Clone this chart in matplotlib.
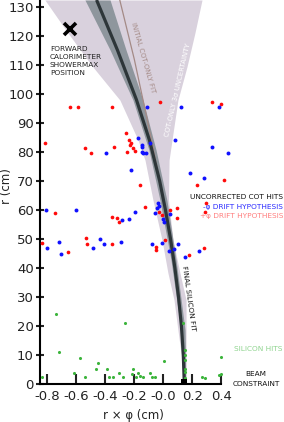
import matplotlib
matplotlib.use("Agg")
import matplotlib.pyplot as plt

W, H = 284, 422

# ---------------- data ----------------
# COT-only 3-sigma uncertainty band
band_r = [132.4, 121.0, 109.3, 97.9, 84.1, 77.2, 63.4, 49.7, 38.3, 29.0, 18.6, 8.3, 0.0]
band_left = [-0.816, -0.657, -0.485, -0.299, -0.174, -0.126, -0.071, -0.009, 0.032, 0.074, 0.101, 0.129, 0.143]
band_right = [0.267, 0.218, 0.163, 0.101, 0.060, 0.040, 0.036, 0.067, 0.115, 0.157, 0.157, 0.157, 0.150]

# uncertainty band of the final silicon fit
sil_r = [132.4, 115.2, 97.9, 80.7, 63.4, 42.8, 18.6, 0.0]
sil_left = [-0.540, -0.367, -0.209, -0.099, -0.023, 0.053, 0.122, 0.136]
sil_right = [-0.367, -0.257, -0.140, -0.050, 0.025, 0.088, 0.150, 0.157]

# final silicon fit
fit_r = [132.4, 115, 98, 84, 70, 60, 50, 40, 30, 20, 10, 0]
fit_x = [-0.460, -0.315, -0.185, -0.095, -0.025, 0.015, 0.050, 0.080, 0.105, 0.125, 0.138, 0.145]

# initial COT-only fit
cot_r = [132.4, 112, 91, 74, 60, 45, 30, 15, 0]
cot_x = [-0.300, -0.200, -0.110, -0.040, 0.020, 0.070, 0.110, 0.136, 0.149]

# uncorrected COT hits, +phi drift hypothesis
red_x = [-0.643, -0.588, -0.354, -0.816, -0.540, -0.499, -0.340, -0.250, -0.257, -0.237,
         -0.223, -0.230, -0.209, -0.195, -0.023, 0.336, 0.398, -0.161, 0.232, 0.419,
         0.294, 0.288, -0.747, -0.354, -0.319, -0.305, -0.126, -0.030, -0.009, 0.046,
         0.094, 0.094, -0.837, -0.657, -0.533, -0.526, -0.354, 0.012, -0.050, -0.050,
         0.177, 0.281]
red_r = [95.5, 95.5, 95.5, 83.1, 81.4, 79.7, 81.7, 80.0, 86.6, 84.1,
         83.1, 82.4, 81.4, 80.3, 97.2, 97.2, 96.6, 68.6, 68.6, 70.3,
         62.4, 59.3, 59.0, 57.6, 57.2, 55.9, 61.0, 59.3, 58.3, 60.0,
         60.7, 57.2, 48.6, 45.5, 50.3, 48.3, 48.3, 49.7, 47.2, 46.2,
         44.5, 46.9]

# uncorrected COT hits, -phi drift hypothesis
blue_x = [-0.171, -0.112, 0.122, 0.384, 0.084, -0.395, -0.223, -0.147, -0.147, -0.147,
          -0.140, -0.119, -0.092, 0.336, 0.446, 0.184, 0.281, -0.809, -0.602, -0.285,
          -0.237, -0.195, -0.037, -0.030, -0.043, -0.057, -0.002, 0.005, 0.046, -0.802,
          -0.719, -0.706, -0.485, -0.437, -0.409, -0.292, -0.078, -0.009, 0.039, 0.074,
          0.101, 0.150, 0.246]
blue_r = [84.8, 95.5, 95.5, 95.5, 84.3, 79.7, 73.8, 82.4, 81.7, 80.0,
          79.7, 79.7, 83.1, 81.7, 79.7, 72.8, 71.0, 60.0, 60.0, 56.6,
          56.9, 59.3, 62.4, 61.4, 60.7, 59.0, 56.9, 55.9, 58.6, 46.9,
          49.0, 44.8, 46.9, 50.0, 48.3, 49.0, 48.3, 48.6, 45.9, 46.6,
          48.3, 43.8, 45.9]

# silicon hits
green_x = [-0.741, -0.264, -0.719, -0.574, -0.450, -0.464, -0.388, -0.209, -0.837, -0.616,
           -0.540, -0.374, -0.347, -0.306, -0.278, -0.216, -0.188, -0.174, -0.161, -0.140,
           -0.092, -0.078, -0.057, 0.005, 0.136, 0.148, 0.148, 0.148, 0.150, 0.150,
           0.150, 0.148, 0.267, 0.288, 0.384, 0.398, 0.398]
green_r = [24.1, 21.0, 11.0, 9.0, 7.2, 5.2, 5.2, 5.2, 2.4, 3.8,
           2.4, 2.4, 2.4, 3.8, 2.4, 3.4, 2.4, 3.8, 2.8, 2.4,
           3.8, 2.4, 2.4, 7.9, 21.0, 11.7, 10.0, 8.3, 5.2, 4.1,
           2.1, 0.7, 2.4, 2.1, 3.1, 3.4, 9.3]

# beam constraint and forward calorimeter position
beam_x, beam_r = [0.146], [0.6]
calo_x, calo_r = [-0.643], [122.4]

x_ticks = [-0.8, -0.6, -0.4, -0.2, 0.0, 0.2, 0.4]
x_ticklabels = ["-0.8", "-0.6", "-0.4", "-0.2", "-0.0", "0.2", "0.4"]
y_ticks = list(range(0, 131, 10))

# ---------------- figure ----------------
plt.rcParams['font.family'] = ['DejaVu Sans']
fig = plt.figure(figsize=(W / 100, H / 100), dpi=100)
ax = fig.add_axes([40 / W, 38 / H, (235.8 - 40) / W, 384 / H])
ax.set_xlim(-0.85, 0.5)
ax.set_ylim(0, 132.4)

ax.fill_betweenx(band_r, band_left, band_right, color='#d9d1dd', lw=0, zorder=1)
ax.fill_betweenx(sil_r, sil_left, sil_right, color='#8e969d', lw=0, zorder=2)
ax.plot(cot_x, cot_r, color='#a48a86', lw=0.9, zorder=3)
ax.plot(fit_x, fit_r, color='#2d3639', lw=2.3, zorder=4, solid_capstyle='butt')

ax.scatter(red_x, red_r, s=7, color='#ff0a0a', lw=0, zorder=5, clip_on=False)
ax.scatter(blue_x, blue_r, s=8, color='#1010ff', lw=0, zorder=6, clip_on=False)
ax.scatter(green_x, green_r, s=5, color='#3cb43c', lw=0, zorder=7, clip_on=False)
ax.scatter(beam_x, beam_r, s=16, marker='s', color='black', lw=0, zorder=8, clip_on=False)
ax.plot(calo_x, calo_r, marker='x', ms=9, mew=2.6, color='black', ls='none', zorder=8)

for s in ['top', 'right']:
    ax.spines[s].set_visible(False)
for s in ['left', 'bottom']:
    ax.spines[s].set_linewidth(1.5)
ax.spines['bottom'].set_bounds(-0.85, 0.4)

ax.set_xticks(x_ticks)
ax.set_xticklabels(x_ticklabels)
ax.set_yticks(y_ticks)
ax.tick_params(axis='x', direction='in', length=7, width=1.5, pad=4, labelsize=9.5, colors='#222222')
ax.tick_params(axis='y', direction='inout', length=6, width=1.5, pad=1.5, labelsize=9.5, colors='#222222')
ax.patch.set_alpha(0)

def ftext(x, y, s, **kw):
    fig.text(x / W, 1 - y / H, s, **kw)

ftext(7, 186, "r (cm)", rotation=90, ha='center', va='center', fontsize=8.5, color='#222222')
ftext(133, 415, "r \u00d7 \u03c6 (cm)", ha='center', va='center', fontsize=8.5, color='#222222')

ftext(50, 61, "FORWARD\nCALORIMETER\nSHOWERMAX\nPOSITION", ha='left', va='center',
      fontsize=5.3, linespacing=1.35, color='#222222')
ftext(143, 58, "INITIAL COT-ONLY FIT", rotation=-74, rotation_mode='anchor',
      ha='center', va='center', fontsize=5, color='#a48a86')
ftext(178, 90, "COT-ONLY 3\u03c3 UNCERTAINTY", rotation=77, rotation_mode='anchor',
      ha='center', va='center', fontsize=5, color='white')
ftext(189, 298, "FINAL SILICON FIT", rotation=-82, rotation_mode='anchor',
      ha='center', va='center', fontsize=5.3, color='#111111')

ftext(283, 197, "UNCORRECTED COT HITS", ha='right', va='center', fontsize=5.3, color='#111111')
ftext(283, 207, "-\u03c6 DRIFT HYPOTHESIS", ha='right', va='center', fontsize=5.3, color='#2a2aff')
ftext(283, 216, "+\u03c6 DRIFT HYPOTHESIS", ha='right', va='center', fontsize=5.3, color='#ff7f7f')
ftext(282, 349, "SILICON HITS", ha='right', va='center', fontsize=5.3, color='#8fd48f')
ftext(256, 374, "BEAM", ha='center', va='center', fontsize=5.3, color='#111111')
ftext(256, 384, "CONSTRAINT", ha='center', va='center', fontsize=5.3, color='#111111')

fig.savefig("out.png", dpi=100)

Task statement> Select all lines in the listing above where the word "matplotlib" appears, and show them.

Completed exercise>
Clone this chart in matplotlib.
import matplotlib
matplotlib.use("Agg")
import matplotlib.pyplot as plt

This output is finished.